Em outra frente, o grupo
também pretende uniformizar os procedimentos para a assinatura de acordos de
leniência. Ou seja, a criação de uma espécie de balcão único de negociações
para dar mais segurança jurídica aos acordos - uma demanda antiga dos envolvidos
nessas tratativas.
“A AGU está fechando uma
proposta, envolvendo também o Congresso, para que se faça um acordo de
leniência que seja transversal entre todas as instituições”, disse Toffoli.
O presidente do STF
citou um exemplo. Atualmente, o que acontece é que uma empresa fecha um acordo
de leniência com os procuradores da força-tarefa da Operação Lava-Jato em
Curitiba, mas o TCU entende que os parâmetros não são suficientes. Como
resultado, as negociações travam. “Então, qual é a ideia? Envolver todos os atores
e fazer um acordo que seja homologado judicialmente no STJ [Superior
Tribunal de Justiça]”, explicou.
De acordo com o
ministro, é importante que a instância competente para julgar os acordos de
leniência seja o STJ para evitar “quatro instâncias” recursais. “Você iria para
o STJ e do STJ caberia recurso ao Supremo, então você teria duas
instâncias. ”
Toffoli também disse
esperar que o próximo presidente do STF, ministro Luiz Fux, dê continuidade ao
programa Destrava, o qual tem como objetivo retomar obras paralisadas. O
projeto-piloto foi lançado mês passado em Goiás. “São programas que envolvem
várias instituições, então o natural é que se tenha a continuidade desses
trabalhos.
Segundo dados do CNJ,
hoje cerca de 14 mil obras estão paradas no Brasil - um investimento que
ultrapassa a marca de R$ 144 bilhões. No entanto, o levantamento mostrou que
apenas 6% das paralisações foram causadas por decisões judiciais. “Isso nos
surpreendeu.
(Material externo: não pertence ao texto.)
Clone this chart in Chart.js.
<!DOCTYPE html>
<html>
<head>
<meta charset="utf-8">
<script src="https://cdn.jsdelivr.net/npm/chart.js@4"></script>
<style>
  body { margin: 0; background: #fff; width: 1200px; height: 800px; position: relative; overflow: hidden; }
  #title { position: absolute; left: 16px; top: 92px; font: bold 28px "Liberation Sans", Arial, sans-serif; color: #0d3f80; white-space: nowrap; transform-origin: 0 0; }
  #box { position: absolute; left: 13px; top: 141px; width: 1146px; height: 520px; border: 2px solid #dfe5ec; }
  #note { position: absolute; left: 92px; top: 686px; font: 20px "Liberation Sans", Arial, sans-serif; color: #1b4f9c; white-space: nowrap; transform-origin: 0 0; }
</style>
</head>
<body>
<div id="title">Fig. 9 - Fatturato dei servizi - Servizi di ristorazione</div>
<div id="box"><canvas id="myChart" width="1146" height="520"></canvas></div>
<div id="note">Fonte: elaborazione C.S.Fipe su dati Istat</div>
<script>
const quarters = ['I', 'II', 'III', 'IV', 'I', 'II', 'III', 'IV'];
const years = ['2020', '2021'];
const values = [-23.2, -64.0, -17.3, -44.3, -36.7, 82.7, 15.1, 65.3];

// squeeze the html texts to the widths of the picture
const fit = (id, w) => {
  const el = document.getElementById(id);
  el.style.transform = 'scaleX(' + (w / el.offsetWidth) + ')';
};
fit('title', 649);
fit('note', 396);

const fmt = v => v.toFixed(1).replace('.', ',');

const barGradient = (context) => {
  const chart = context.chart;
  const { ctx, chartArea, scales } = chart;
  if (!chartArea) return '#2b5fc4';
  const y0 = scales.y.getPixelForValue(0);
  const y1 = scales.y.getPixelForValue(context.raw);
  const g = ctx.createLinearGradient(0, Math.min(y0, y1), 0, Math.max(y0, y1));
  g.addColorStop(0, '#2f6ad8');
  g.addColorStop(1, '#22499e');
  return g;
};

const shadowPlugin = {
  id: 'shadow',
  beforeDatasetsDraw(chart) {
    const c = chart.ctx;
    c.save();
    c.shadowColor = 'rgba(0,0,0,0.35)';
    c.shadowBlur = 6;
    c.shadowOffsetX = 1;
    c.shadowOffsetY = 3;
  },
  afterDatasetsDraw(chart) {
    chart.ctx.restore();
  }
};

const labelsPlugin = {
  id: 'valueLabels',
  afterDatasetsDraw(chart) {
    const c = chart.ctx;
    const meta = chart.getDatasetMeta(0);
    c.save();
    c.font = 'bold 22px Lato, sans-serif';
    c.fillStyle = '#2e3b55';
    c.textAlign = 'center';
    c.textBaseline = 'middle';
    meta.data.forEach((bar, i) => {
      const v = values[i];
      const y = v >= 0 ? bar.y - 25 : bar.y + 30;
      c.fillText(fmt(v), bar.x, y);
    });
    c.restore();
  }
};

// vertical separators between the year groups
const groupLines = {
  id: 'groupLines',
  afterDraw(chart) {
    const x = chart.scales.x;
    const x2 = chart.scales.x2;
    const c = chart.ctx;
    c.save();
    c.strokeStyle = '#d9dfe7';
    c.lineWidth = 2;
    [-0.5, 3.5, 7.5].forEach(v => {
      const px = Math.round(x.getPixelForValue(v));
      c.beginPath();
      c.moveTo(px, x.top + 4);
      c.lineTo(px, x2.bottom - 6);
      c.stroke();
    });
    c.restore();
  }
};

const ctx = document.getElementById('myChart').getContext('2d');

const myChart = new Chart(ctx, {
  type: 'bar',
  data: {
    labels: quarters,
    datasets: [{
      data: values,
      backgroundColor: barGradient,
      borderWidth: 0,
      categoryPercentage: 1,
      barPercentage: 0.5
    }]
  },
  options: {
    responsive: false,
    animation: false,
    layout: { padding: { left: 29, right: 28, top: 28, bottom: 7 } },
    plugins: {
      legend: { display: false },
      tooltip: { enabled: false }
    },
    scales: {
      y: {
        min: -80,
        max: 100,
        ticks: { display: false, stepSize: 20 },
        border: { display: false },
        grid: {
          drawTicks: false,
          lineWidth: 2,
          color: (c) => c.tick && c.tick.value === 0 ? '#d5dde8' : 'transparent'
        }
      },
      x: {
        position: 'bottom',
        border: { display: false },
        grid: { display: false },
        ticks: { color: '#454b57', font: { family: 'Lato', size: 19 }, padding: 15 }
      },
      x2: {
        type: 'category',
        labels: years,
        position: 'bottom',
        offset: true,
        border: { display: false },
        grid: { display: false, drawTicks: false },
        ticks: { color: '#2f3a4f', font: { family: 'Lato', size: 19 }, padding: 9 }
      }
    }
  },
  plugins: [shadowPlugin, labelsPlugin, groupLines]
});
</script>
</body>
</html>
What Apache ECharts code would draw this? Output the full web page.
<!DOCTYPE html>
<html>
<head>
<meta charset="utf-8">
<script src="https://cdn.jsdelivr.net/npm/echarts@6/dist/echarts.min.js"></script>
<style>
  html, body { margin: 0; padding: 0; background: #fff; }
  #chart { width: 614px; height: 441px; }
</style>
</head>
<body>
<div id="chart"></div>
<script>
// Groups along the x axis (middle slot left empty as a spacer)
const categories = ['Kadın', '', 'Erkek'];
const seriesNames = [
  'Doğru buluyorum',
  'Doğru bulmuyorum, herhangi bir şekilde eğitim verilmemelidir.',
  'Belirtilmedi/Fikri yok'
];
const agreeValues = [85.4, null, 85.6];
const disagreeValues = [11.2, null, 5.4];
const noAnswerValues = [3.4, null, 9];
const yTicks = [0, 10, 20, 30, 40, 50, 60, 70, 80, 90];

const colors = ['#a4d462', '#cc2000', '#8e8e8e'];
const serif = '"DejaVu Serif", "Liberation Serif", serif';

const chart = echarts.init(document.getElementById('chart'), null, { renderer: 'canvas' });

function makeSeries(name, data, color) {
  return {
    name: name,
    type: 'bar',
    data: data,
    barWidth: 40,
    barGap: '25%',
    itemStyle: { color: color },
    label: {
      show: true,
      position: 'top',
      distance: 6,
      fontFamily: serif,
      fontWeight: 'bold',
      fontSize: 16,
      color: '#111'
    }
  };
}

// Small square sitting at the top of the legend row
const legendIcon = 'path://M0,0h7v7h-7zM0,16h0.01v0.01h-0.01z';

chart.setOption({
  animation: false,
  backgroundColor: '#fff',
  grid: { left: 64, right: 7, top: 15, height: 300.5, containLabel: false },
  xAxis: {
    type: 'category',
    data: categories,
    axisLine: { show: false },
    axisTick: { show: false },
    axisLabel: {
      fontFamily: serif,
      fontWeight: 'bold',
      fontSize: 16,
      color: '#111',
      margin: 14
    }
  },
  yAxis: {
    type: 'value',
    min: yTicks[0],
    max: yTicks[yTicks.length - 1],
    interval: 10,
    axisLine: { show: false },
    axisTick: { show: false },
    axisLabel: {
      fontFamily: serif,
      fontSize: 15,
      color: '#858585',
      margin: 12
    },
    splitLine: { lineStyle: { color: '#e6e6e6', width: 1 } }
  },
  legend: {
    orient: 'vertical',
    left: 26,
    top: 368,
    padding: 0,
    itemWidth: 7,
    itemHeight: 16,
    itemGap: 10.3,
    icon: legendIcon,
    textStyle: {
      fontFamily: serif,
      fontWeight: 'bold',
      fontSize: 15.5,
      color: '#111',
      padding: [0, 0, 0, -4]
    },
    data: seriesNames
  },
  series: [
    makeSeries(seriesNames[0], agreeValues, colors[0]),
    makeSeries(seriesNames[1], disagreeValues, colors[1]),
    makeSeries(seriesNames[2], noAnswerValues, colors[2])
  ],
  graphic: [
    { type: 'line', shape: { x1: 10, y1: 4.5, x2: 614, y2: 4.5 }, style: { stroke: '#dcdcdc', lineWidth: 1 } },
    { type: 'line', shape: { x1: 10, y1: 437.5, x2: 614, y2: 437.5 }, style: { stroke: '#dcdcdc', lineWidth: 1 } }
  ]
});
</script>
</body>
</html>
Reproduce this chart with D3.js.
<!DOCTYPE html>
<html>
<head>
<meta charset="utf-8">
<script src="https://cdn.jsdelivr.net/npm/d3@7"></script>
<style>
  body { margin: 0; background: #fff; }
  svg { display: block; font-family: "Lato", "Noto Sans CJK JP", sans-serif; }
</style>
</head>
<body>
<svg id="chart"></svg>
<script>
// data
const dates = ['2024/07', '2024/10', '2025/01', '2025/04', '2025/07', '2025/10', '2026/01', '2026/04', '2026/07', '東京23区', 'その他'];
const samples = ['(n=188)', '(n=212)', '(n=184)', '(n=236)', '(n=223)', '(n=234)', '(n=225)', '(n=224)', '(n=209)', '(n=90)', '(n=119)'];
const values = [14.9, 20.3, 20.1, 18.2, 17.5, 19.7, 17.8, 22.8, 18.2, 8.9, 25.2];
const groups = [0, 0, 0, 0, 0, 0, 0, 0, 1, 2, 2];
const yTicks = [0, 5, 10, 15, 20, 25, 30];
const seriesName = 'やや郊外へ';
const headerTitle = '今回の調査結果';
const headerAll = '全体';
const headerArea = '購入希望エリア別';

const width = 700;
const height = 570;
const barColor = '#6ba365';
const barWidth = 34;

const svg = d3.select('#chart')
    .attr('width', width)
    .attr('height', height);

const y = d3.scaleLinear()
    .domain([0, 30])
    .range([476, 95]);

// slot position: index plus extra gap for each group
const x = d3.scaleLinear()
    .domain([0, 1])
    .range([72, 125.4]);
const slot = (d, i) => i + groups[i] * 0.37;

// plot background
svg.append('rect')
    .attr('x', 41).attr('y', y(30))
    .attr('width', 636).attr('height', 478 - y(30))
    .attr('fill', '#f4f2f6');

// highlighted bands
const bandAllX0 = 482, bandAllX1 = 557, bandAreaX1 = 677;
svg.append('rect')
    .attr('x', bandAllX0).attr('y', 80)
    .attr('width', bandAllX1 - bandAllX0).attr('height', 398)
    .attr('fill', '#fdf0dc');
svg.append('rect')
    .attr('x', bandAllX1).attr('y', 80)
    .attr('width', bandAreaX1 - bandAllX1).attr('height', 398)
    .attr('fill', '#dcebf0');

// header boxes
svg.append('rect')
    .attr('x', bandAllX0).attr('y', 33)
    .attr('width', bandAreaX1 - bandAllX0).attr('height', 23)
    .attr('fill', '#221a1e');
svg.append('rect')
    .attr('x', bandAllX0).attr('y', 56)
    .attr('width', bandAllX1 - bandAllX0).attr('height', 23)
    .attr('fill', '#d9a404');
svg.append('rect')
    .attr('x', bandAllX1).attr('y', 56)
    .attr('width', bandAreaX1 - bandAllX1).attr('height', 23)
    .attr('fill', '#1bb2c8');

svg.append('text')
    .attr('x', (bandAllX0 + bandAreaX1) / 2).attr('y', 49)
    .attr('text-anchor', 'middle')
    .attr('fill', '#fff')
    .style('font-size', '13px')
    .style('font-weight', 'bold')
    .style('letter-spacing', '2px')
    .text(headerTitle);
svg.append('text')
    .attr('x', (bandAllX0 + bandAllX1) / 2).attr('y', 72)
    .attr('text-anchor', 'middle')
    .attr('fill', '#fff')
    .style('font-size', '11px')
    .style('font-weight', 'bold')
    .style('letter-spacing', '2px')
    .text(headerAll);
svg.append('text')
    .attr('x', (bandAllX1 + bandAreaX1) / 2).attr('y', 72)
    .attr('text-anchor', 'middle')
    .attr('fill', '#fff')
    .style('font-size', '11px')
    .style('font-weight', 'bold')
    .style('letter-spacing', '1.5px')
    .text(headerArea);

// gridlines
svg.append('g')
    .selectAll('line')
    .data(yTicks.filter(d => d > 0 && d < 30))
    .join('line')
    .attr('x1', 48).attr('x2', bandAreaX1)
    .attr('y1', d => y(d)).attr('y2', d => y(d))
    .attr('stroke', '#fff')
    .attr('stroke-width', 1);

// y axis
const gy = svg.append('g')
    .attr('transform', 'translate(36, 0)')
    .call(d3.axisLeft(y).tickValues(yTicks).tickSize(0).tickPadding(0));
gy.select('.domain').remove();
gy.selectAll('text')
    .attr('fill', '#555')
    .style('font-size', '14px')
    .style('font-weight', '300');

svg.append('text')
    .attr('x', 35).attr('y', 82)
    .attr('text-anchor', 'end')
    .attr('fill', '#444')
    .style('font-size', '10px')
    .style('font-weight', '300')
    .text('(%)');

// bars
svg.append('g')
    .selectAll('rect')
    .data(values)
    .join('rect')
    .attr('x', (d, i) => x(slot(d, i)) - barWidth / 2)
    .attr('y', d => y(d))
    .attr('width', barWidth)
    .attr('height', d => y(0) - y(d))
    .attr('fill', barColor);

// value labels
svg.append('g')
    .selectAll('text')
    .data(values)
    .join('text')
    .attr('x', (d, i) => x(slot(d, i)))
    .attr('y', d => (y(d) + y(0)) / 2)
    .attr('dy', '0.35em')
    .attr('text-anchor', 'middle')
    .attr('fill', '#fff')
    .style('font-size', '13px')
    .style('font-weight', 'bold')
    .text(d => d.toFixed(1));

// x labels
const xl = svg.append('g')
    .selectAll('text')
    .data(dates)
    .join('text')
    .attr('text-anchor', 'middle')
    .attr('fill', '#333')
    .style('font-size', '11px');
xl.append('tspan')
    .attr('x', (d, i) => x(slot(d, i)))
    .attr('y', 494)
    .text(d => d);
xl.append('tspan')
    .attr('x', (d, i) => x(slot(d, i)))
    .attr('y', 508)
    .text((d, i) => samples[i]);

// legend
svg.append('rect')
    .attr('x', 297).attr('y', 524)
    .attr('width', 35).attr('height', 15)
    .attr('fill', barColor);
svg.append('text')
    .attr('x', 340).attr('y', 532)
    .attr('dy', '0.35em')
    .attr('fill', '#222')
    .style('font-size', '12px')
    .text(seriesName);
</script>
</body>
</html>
Achávamos que era um percentual maior”, reconheceu o presidente
do STF.
Segundo o ministro, o
maior problema são “projetos malfeitos na origem” e obras em que há denúncia da
licitação em uma gestão e o novo gestor não quer tocar o empreendimento, para
não ter problemas com a Justiça.
“O programa reúne todas
as instituições, chega a um acordo e você dá tranquilidade ao gestor, o
coordenador de despesa, poder tocar aquilo sem medo de depois pagar o preço de
algo que tenha sido feito por outro gestor. ”
O presidente do STF
também afirmou ter sido mal interpretado quando afirmou, em uma entrevista no
ano passado, que a Operação Lava-Jato “destruiu empresas”. “A Lava-Jato
foi importante, só que a nossa legislação não foi suficiente no que diz
respeito às pessoas jurídicas. Se em relação às pessoas físicas a colaboração
premiada funcionou, em relação às pessoas jurídicas ela não funcionou e precisa
ser aperfeiçoada”, concluiu Toffoli.